_What is expected_
Print exactly the lines from the first one down to the line containing "(t1) at (527,20)", both ends included, with no pictures and nothing else.

******

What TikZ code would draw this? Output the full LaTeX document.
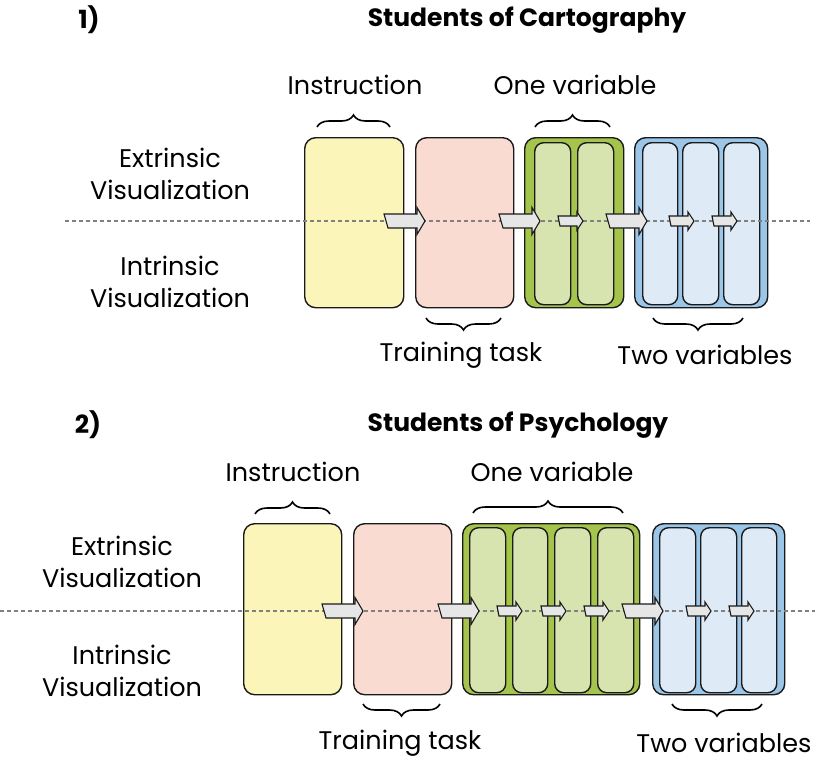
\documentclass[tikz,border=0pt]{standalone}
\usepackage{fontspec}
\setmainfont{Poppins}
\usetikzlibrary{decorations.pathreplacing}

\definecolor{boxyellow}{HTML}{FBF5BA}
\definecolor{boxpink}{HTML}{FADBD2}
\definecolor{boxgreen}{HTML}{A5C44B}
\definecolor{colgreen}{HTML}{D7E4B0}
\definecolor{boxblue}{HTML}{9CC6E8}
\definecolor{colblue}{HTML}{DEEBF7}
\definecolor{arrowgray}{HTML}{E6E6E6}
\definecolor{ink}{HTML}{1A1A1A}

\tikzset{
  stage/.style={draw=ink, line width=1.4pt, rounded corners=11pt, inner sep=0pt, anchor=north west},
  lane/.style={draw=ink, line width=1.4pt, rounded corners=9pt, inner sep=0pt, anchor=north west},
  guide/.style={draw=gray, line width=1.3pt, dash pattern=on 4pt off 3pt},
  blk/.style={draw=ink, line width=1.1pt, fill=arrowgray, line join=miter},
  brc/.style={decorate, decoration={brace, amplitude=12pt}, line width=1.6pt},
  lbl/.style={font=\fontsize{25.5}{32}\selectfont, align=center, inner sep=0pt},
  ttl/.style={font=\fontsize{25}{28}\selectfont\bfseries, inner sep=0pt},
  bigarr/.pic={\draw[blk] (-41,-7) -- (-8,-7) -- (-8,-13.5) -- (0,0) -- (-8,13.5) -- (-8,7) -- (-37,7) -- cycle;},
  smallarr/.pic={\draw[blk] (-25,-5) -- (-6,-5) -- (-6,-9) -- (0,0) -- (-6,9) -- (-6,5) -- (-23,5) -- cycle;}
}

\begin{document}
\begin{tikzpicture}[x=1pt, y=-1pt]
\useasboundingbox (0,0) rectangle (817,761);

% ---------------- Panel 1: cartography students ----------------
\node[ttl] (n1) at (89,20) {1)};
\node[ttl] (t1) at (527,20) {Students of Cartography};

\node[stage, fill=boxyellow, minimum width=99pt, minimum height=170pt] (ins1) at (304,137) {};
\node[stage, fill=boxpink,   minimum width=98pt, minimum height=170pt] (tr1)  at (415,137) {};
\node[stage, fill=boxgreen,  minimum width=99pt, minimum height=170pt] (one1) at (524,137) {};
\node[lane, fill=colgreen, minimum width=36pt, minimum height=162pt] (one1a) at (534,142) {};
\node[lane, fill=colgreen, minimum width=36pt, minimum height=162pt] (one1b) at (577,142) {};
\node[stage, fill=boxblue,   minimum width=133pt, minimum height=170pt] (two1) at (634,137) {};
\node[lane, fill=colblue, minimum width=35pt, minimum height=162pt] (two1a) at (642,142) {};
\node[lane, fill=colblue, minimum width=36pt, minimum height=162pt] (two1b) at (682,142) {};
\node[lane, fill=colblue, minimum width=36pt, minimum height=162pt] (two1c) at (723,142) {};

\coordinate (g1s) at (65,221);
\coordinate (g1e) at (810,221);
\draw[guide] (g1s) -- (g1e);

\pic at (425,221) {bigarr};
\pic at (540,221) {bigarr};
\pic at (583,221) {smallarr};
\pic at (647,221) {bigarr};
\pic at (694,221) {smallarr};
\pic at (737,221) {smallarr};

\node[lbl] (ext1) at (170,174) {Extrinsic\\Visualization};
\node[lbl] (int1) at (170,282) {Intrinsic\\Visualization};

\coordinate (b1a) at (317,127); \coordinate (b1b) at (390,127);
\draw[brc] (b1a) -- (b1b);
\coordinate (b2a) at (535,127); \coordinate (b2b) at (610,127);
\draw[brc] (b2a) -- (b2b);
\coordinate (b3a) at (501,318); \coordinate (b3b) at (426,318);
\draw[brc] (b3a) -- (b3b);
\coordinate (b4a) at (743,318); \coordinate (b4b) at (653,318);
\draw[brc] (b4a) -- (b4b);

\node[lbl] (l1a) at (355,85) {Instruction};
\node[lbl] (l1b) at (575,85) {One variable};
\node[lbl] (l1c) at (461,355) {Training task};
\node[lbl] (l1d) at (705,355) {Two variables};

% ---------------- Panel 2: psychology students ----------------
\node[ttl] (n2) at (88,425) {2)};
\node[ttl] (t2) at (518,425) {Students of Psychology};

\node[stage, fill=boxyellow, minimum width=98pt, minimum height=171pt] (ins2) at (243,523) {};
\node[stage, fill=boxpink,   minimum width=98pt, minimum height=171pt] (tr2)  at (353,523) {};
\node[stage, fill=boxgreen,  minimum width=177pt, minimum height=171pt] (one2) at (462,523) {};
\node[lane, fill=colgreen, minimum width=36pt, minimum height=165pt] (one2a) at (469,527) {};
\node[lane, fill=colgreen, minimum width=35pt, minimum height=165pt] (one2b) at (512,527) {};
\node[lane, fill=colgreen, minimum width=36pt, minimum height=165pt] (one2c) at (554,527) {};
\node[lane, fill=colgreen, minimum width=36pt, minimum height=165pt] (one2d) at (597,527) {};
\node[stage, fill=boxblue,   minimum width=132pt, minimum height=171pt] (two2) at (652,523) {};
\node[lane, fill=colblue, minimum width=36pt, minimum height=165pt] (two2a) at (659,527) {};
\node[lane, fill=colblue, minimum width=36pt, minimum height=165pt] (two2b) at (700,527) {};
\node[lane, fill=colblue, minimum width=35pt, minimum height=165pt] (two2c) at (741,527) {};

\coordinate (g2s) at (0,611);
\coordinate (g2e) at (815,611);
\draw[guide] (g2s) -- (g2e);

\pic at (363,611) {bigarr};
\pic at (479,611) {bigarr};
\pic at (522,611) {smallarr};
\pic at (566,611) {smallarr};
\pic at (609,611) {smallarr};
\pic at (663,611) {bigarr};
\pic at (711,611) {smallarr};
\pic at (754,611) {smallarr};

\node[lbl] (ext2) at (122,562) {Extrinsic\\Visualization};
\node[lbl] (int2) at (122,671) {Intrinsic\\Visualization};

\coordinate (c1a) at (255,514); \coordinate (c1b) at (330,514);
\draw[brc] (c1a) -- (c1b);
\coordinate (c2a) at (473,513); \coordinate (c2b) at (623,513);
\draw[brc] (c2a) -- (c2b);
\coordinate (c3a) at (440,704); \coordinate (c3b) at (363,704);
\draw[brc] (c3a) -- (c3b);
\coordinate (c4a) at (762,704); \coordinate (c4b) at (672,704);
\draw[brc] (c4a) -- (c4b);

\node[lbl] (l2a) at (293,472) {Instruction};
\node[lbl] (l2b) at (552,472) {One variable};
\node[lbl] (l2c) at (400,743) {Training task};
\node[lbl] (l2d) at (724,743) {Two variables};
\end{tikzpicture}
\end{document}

******

_Answer_
What TikZ code would draw this? Output the full LaTeX document.
\documentclass[tikz,border=0pt]{standalone}
\usepackage{fontspec}
\setmainfont{Poppins}
\usetikzlibrary{decorations.pathreplacing}

\definecolor{boxyellow}{HTML}{FBF5BA}
\definecolor{boxpink}{HTML}{FADBD2}
\definecolor{boxgreen}{HTML}{A5C44B}
\definecolor{colgreen}{HTML}{D7E4B0}
\definecolor{boxblue}{HTML}{9CC6E8}
\definecolor{colblue}{HTML}{DEEBF7}
\definecolor{arrowgray}{HTML}{E6E6E6}
\definecolor{ink}{HTML}{1A1A1A}

\tikzset{
  stage/.style={draw=ink, line width=1.4pt, rounded corners=11pt, inner sep=0pt, anchor=north west},
  lane/.style={draw=ink, line width=1.4pt, rounded corners=9pt, inner sep=0pt, anchor=north west},
  guide/.style={draw=gray, line width=1.3pt, dash pattern=on 4pt off 3pt},
  blk/.style={draw=ink, line width=1.1pt, fill=arrowgray, line join=miter},
  brc/.style={decorate, decoration={brace, amplitude=12pt}, line width=1.6pt},
  lbl/.style={font=\fontsize{25.5}{32}\selectfont, align=center, inner sep=0pt},
  ttl/.style={font=\fontsize{25}{28}\selectfont\bfseries, inner sep=0pt},
  bigarr/.pic={\draw[blk] (-41,-7) -- (-8,-7) -- (-8,-13.5) -- (0,0) -- (-8,13.5) -- (-8,7) -- (-37,7) -- cycle;},
  smallarr/.pic={\draw[blk] (-25,-5) -- (-6,-5) -- (-6,-9) -- (0,0) -- (-6,9) -- (-6,5) -- (-23,5) -- cycle;}
}

\begin{document}
\begin{tikzpicture}[x=1pt, y=-1pt]
\useasboundingbox (0,0) rectangle (817,761);

% ---------------- Panel 1: cartography students ----------------
\node[ttl] (n1) at (89,20) {1)};
\node[ttl] (t1) at (527,20) {Students of Cartography};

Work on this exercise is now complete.